The future of jazz is alive and well in the hands of artists such as Gretchen Parlato and Lionel Loueke. Graduates of the Thelonious Monk Institute program at USC, they have emerged in the last two years as intrepid musical seekers -- Parlato for her unique vocal style, Loueke for his imaginative guitar playing and vocalizing.
Together, as they were Thursday at the Vic in Santa Monica, they make an irresistibly engaging musical combination. Performing with no accompaniment (other than some occasional electronic enhancement of Loueke's guitar), they filled the room with sound and rhythm, warmly sharing the pleasures of youth, creativity and an ever- apparent love of music.
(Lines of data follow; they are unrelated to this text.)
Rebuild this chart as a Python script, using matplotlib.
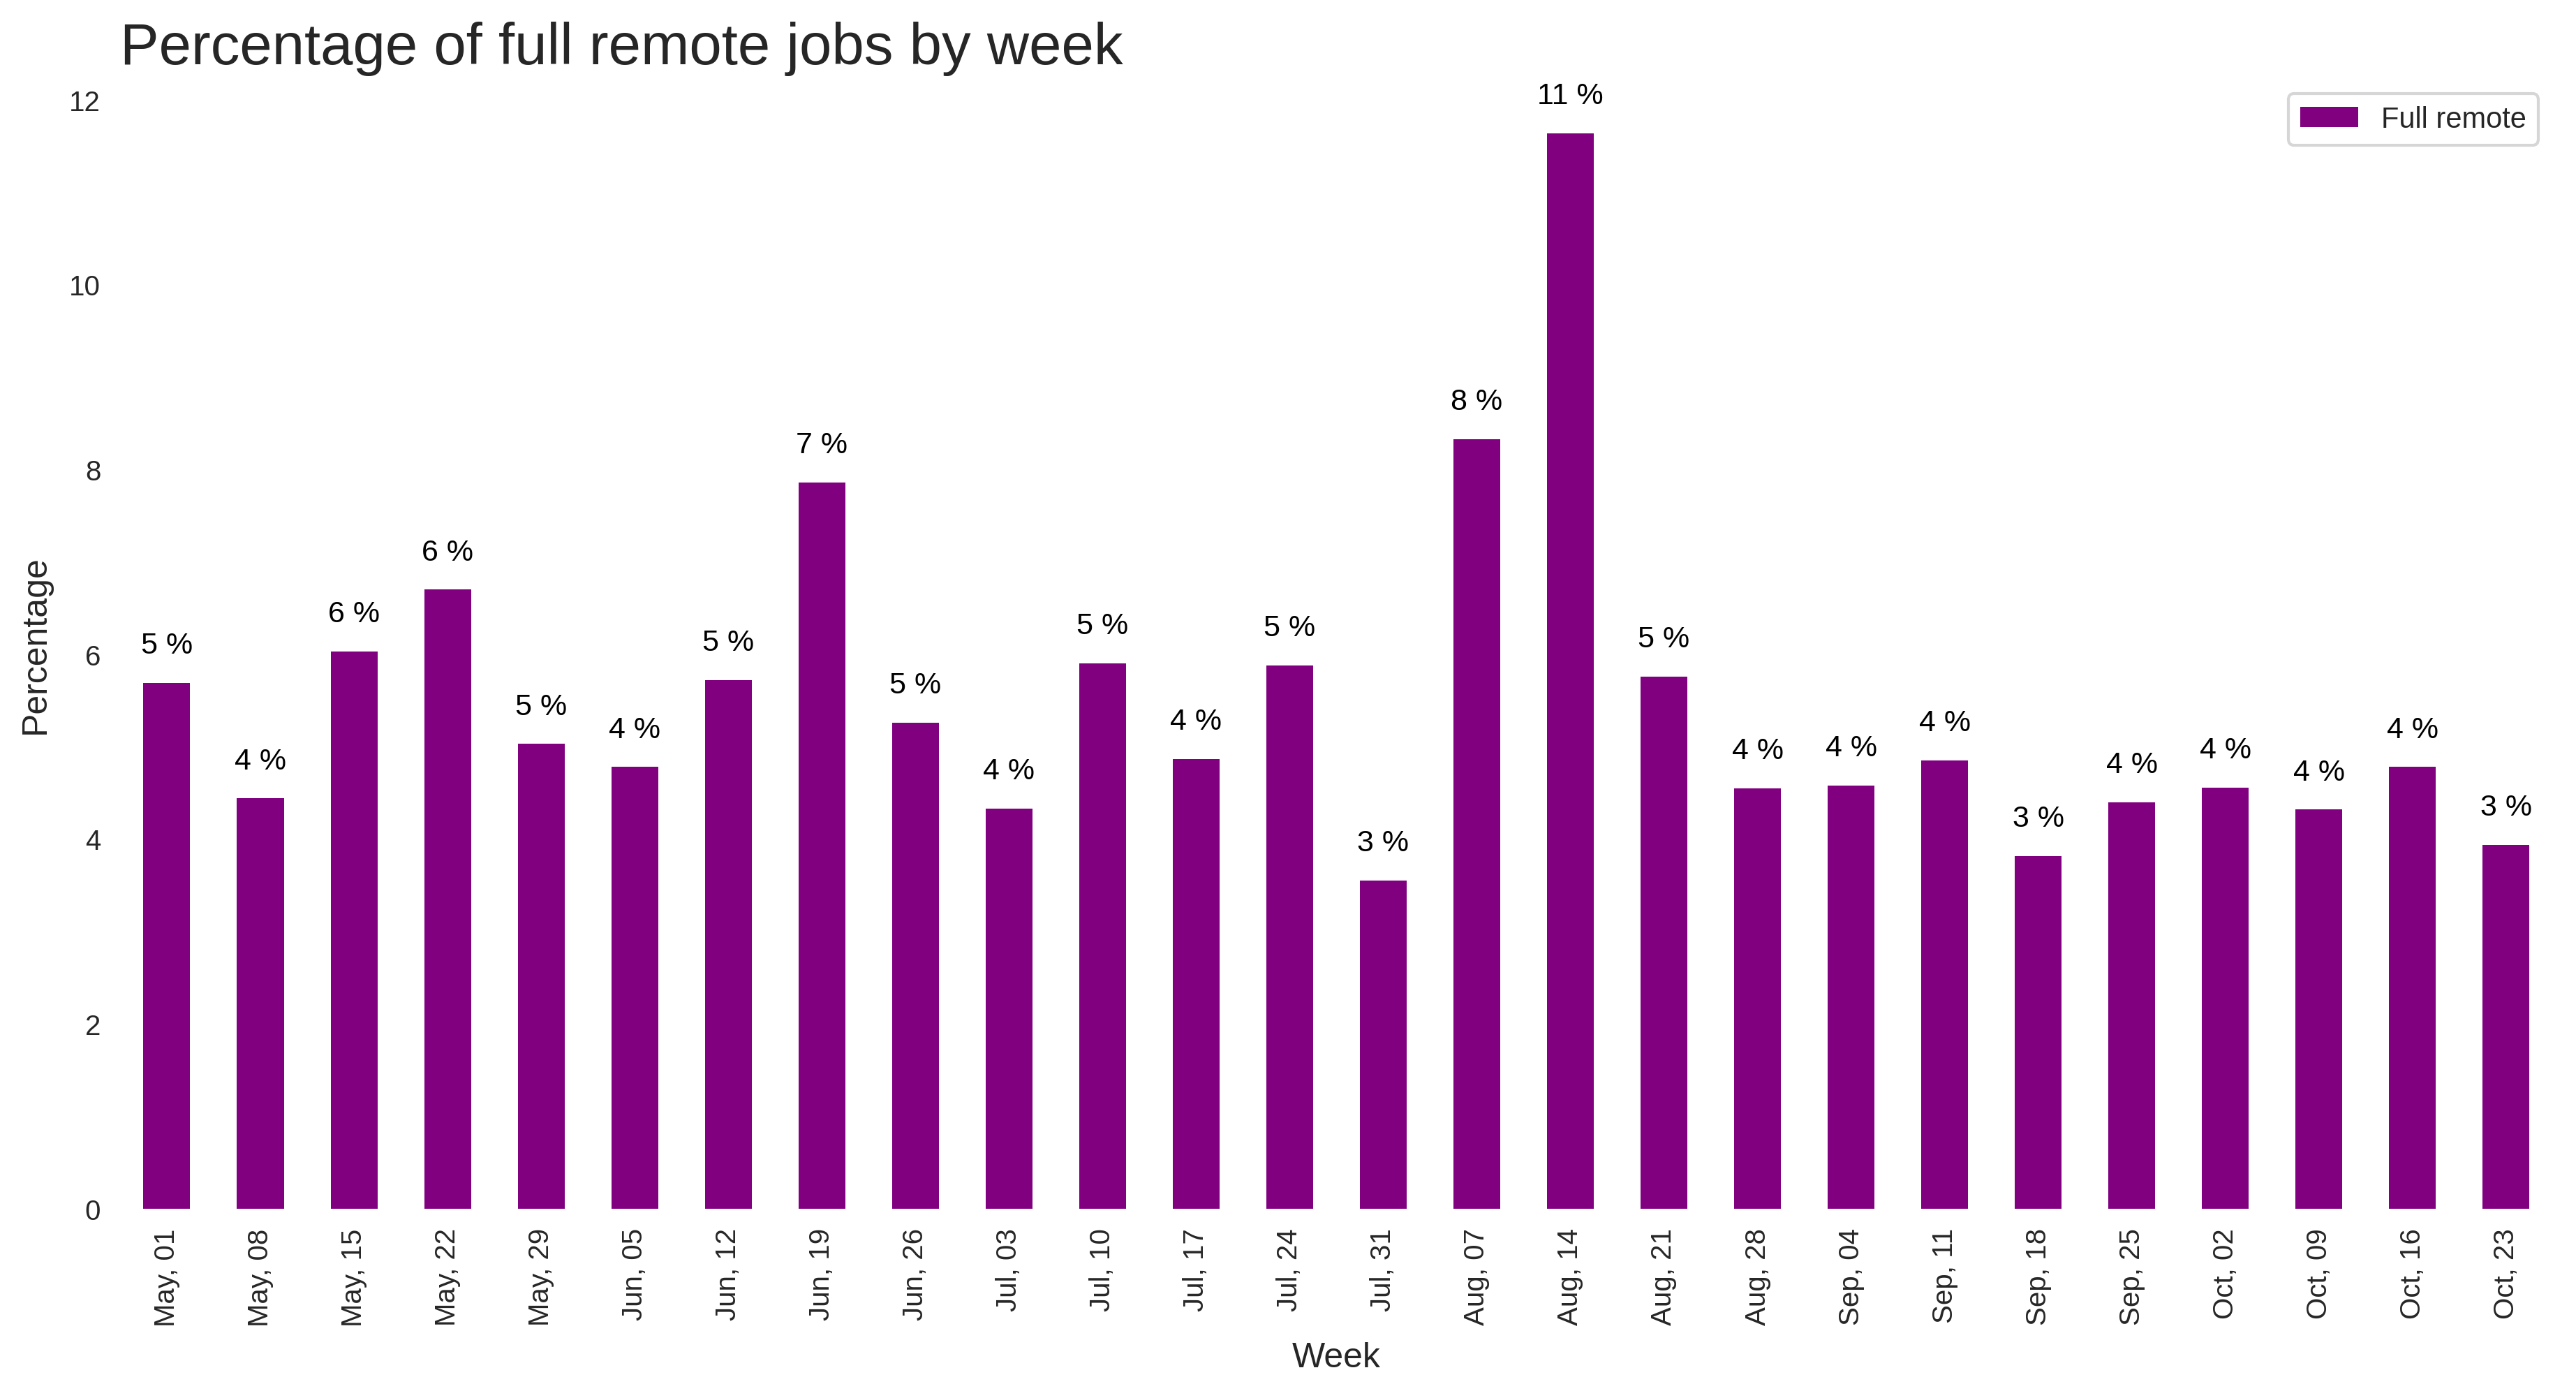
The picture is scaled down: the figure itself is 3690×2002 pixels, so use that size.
import numpy as np
import matplotlib
matplotlib.use("Agg")
import matplotlib.pyplot as plt

# Weekly share of full remote jobs (percent)
weeks = ["May, 01", "May, 08", "May, 15", "May, 22", "May, 29", "Jun, 05",
         "Jun, 12", "Jun, 19", "Jun, 26", "Jul, 03", "Jul, 10", "Jul, 17",
         "Jul, 24", "Jul, 31", "Aug, 07", "Aug, 14", "Aug, 21", "Aug, 28",
         "Sep, 04", "Sep, 11", "Sep, 18", "Sep, 25", "Oct, 02", "Oct, 09",
         "Oct, 16", "Oct, 23"]
full_remote = [5.69, 4.44, 6.03, 6.70, 5.03, 4.78, 5.72, 7.86, 5.26, 4.33,
               5.90, 4.87, 5.88, 3.55, 8.33, 11.64, 5.76, 4.55, 4.58, 4.85,
               3.82, 4.40, 4.56, 4.32, 4.78, 3.94]

plt.rcParams['font.family'] = ['Liberation Sans', 'DejaVu Sans']
plt.rcParams['text.color'] = '#262626'

fig = plt.figure(figsize=(18.45, 10.0125), dpi=200)
ax = fig.add_axes([0.0466, 0.1353, 0.9444, 0.8077])

x = np.arange(len(weeks))
bars = ax.bar(x, full_remote, width=0.5, color='purple', label='Full remote')
ax.set_xlim(-0.5, len(weeks) - 0.5)
ax.set_ylim(0, max(full_remote) * 1.05)

# value labels above bars
for xi, v in zip(x, full_remote):
    ax.annotate(f"{int(v)} %", (xi, v), xytext=(0, 12), textcoords='offset points',
                ha='center', va='bottom', fontsize=15.5, color='black')

ax.set_xticks(x)
ax.set_xticklabels(weeks, rotation=90)
ax.tick_params(axis='both', length=0, labelsize=14.5, colors='#262626', pad=10)
ax.set_yticks([0, 2, 4, 6, 8, 10, 12])

for s in ax.spines.values():
    s.set_visible(False)

ax.set_xlabel("Week", fontsize=18, color='#262626', labelpad=8)
ax.set_ylabel("Percentage", fontsize=18, color='#262626', labelpad=9)
ax.set_title("Percentage of full remote jobs by week", fontsize=30, loc='left',
             color='#262626', pad=8)

leg = ax.legend(loc='upper right', fontsize=15, frameon=True, fancybox=True,
                edgecolor='#cccccc')
leg.get_frame().set_linewidth(1.5)

fig.savefig('out.png', dpi=200)
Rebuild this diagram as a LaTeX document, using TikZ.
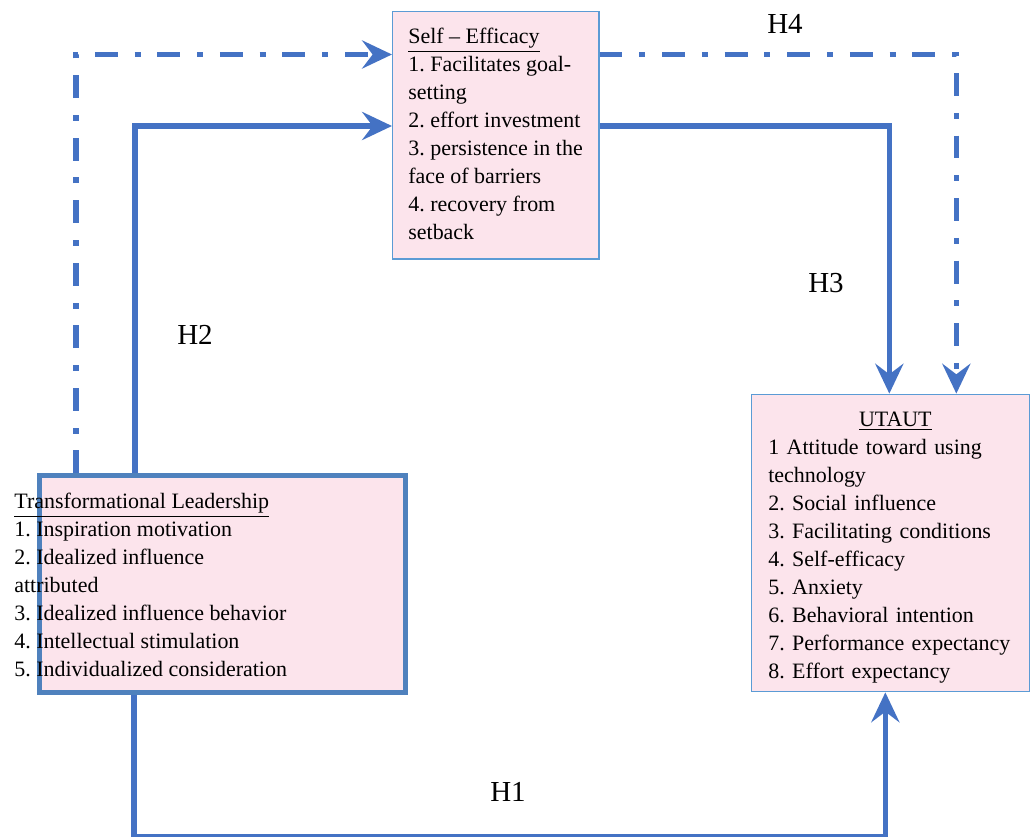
\documentclass[tikz,border=0pt]{standalone}
\usepackage{fontspec}
\setmainfont{Liberation Serif}
\usetikzlibrary{arrows.meta,calc}

\definecolor{lineblue}{RGB}{68,114,196}
\definecolor{edgeblue}{RGB}{91,155,213}
\definecolor{tlblue}{RGB}{79,129,189}
\definecolor{boxpink}{RGB}{252,228,236}

\frenchspacing

\begin{document}
\begin{tikzpicture}[x=0.02cm,y=-0.02cm]
\tikzstyle{box}=[rectangle, draw=edgeblue, line width=0.8pt, fill=boxpink, inner sep=0pt]
\tikzstyle{txt}=[anchor=north west, align=left, inner sep=0pt, font=\fontsize{12.5}{15.9}\selectfont]
\tikzstyle{hyp}=[font=\fontsize{16.5}{19}\selectfont]
\tikzstyle{flow}=[draw=lineblue, line width=3.1pt, -{Stealth[length=17pt, width=16pt, inset=6pt]}]
\tikzstyle{flowdd}=[flow, dash pattern=on 13pt off 9.6pt on 3.4pt off 9.6pt]

\useasboundingbox (0,0) rectangle (1030,837);

\node[box, minimum width=4.126cm, minimum height=4.95cm] (se) at (495.8,135.3) {};
\node[box, minimum width=5.556cm, minimum height=5.948cm] (ut) at (890.6,543) {};
\node[box, draw=tlblue, line width=2.5pt, minimum width=7.32cm, minimum height=4.34cm] (tl) at (222.5,584) {};

\node[txt] (setext) at (408,28) {\underline{Self \textendash\ Efficacy}\\1. Facilitates goal-\\setting\\2. effort investment\\3. persistence in the\\face of barriers\\4. recovery from\\setback};
\node[txt, text width=5.08cm] (uttext) at (768,412) {\makebox[\linewidth]{\underline{UTAUT}}\\1 Attitude toward using\\technology\\2. Social influence\\3. Facilitating conditions\\4. Self-efficacy\\5. Anxiety\\6. Behavioral intention\\7. Performance expectancy\\8. Effort expectancy};
\node[txt] (tltext) at (14,493) {\underline{Transformational Leadership}\\1. Inspiration motivation\\2. Idealized influence\\attributed\\3. Idealized influence behavior\\4. Intellectual stimulation\\5. Individualized consideration};

\node[hyp] (h1) at (508,792) {H1};
\node[hyp] (h2) at (195,335) {H2};
\node[hyp] (h3) at (826,283) {H3};
\node[hyp] (h4) at (785,24) {H4};

\draw[flow] ($(tl.south west)+(96.5,0)$) -- ++(0,142) -| ($(ut.south west)+(134.3,0)$);
\draw[flow] ($(tl.north west)+(97.5,0)$) |- ($(se.west)+(0,-9.3)$);
\draw[flowdd] ($(tl.north west)+(38.5,0)$) |- ($(se.west)+(0,-80.8)$);
\draw[flow] ($(se.east)+(0,-9.3)$) -| ($(ut.north west)+(138.3,0)$);
\draw[flowdd] ($(se.east)+(0,-80.8)$) -| ($(ut.north west)+(205.3,0)$);

\end{tikzpicture}
\end{document}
Parlato's voice was a flowing, mobile instrument. At times it blended seamlessly with Loueke's guitar, often in tandem with Loueke's singing. At other times, her warm sound -- a persuasive blend of innocence and irony -- found the heart of tunes such as Duke Ellington's rarely heard "Azure."
Her superb renderings of Brazilian material surfaced in a delightful take on Djavan's "Flor de Lis" and a marvelously jaunty romp through Dorival Caymmi's "Doralice." And everything she sang revealed her capacity to become immersed in the music without losing her own interpretive way.
Loueke's playing and singing can be described only as remarkable. In his hands, the guitar was a virtual orchestra, surging with percussion effects, throbbing with rich, often dark harmonies, blending with his scat singing in sudden bursts of bebop pleasures.
And that was only the start.
In the Brazilian tunes, his samba rhythms had the pure ring of authenticity, enlivened by the traditional grounding of his West African (Benin) roots. Jazz numbers such as Herbie Hancock's "Butterfly" and a combined version of Wayne Shorter's "Ju-Ju" and "Footprints" -- like so many other pieces in this stunning program -- brought new life to familiar works.
In fact, Hancock, who played on Loueke's upcoming CD, "Virgin Forest" (on the adventurous Obliqsound label), was in the audience, enjoying every minute.
And when he was invited on stage to jam with Parlato and Loueke, he happily obliged, producing yet another magical moment -- an instant coming together of his vital, imaginative maturity with the no-holds-barred creative audacity of the younger players. There couldn't have been a more fitting climax to a most memorable musical evening.